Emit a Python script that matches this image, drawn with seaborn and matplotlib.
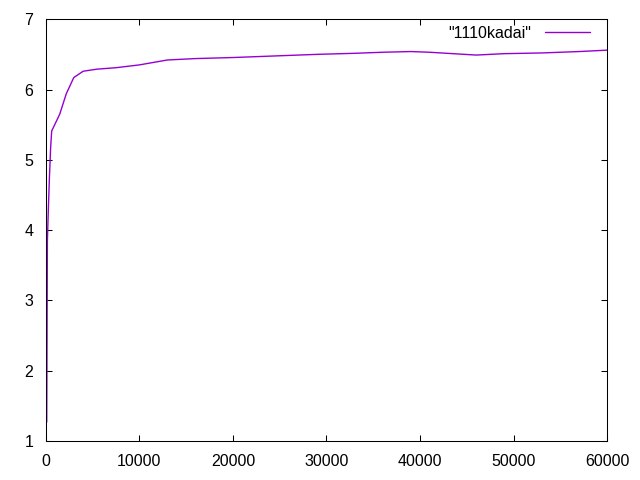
import seaborn as sns
import matplotlib.pyplot as plt
import pandas as pd

# values
steps = [110, 130, 180, 280, 390, 530, 640, 1500, 2200, 3000, 4000, 5500, 7500,
         10000, 13000, 16000, 20000, 23000, 26000, 29000, 33000, 36000, 39000,
         41000, 43500, 46000, 49000, 53000, 57000, 60000]
score = [1.27, 1.95, 3.85, 4.28, 4.72, 5.18, 5.41, 5.65, 5.94, 6.17, 6.26, 6.29, 6.31,
         6.35, 6.42, 6.44, 6.455, 6.47, 6.485, 6.50, 6.515, 6.53, 6.54,
         6.53, 6.51, 6.49, 6.51, 6.52, 6.54, 6.56]
series_name = '"1110kadai"'

df = pd.DataFrame({'x': steps, 'y': score, 'name': series_name})

sns.set_style('ticks')
plt.rcParams['font.family'] = ['Liberation Sans', 'DejaVu Sans']
plt.rcParams['text.color'] = 'black'
plt.rcParams['xtick.color'] = 'black'
plt.rcParams['ytick.color'] = 'black'

fig = plt.figure(figsize=(6.4, 4.8), dpi=100)
ax = fig.add_axes([0.0714, 0.081, 0.8775, 0.879])

sns.lineplot(data=df, x='x', y='y', hue='name', palette=['#9400d3'],
             linewidth=1.0, ax=ax, sort=False)

ax.set_xlim(0, 60000)
ax.set_ylim(1, 7)
ax.set_xticks(range(0, 60001, 10000))
ax.set_yticks(range(1, 8))
ax.set_xlabel('')
ax.set_ylabel('')
for s in ax.spines.values():
    s.set_visible(True)
    s.set_linewidth(0.75)
    s.set_color('black')
ax.tick_params(direction='in', length=4, width=0.75, top=True, right=True,
               labelsize=11.5, pad=9, colors='black')

leg = ax.legend(loc='upper right', frameon=False, markerfirst=False,
                handlelength=2.8, handletextpad=0.9, fontsize=11.5,
                bbox_to_anchor=(0.995, 1.018))

fig.savefig('out.png', dpi=100)
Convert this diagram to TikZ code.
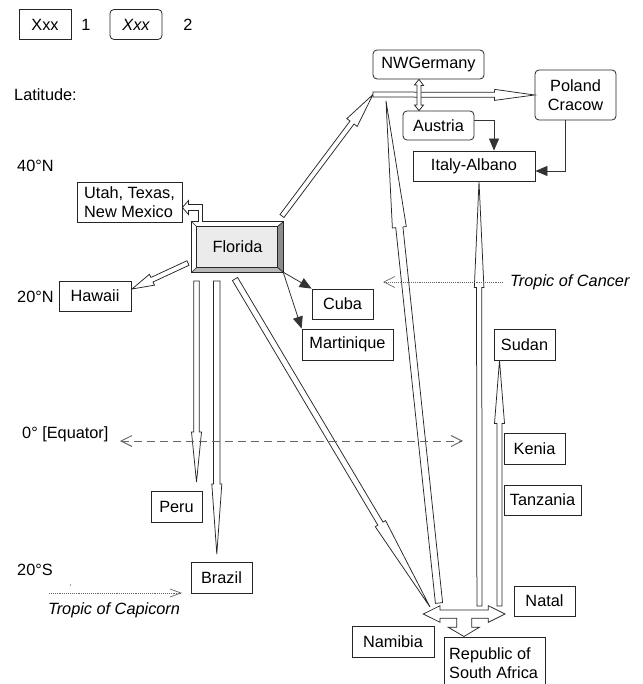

REQUIRED TASK: From the records above, pull out each line that has "this".

RESPONSE BELOW:
Emit a Python script that matches this image, drawn with seaborn and matplotlib.
Convert this diagram to TikZ code.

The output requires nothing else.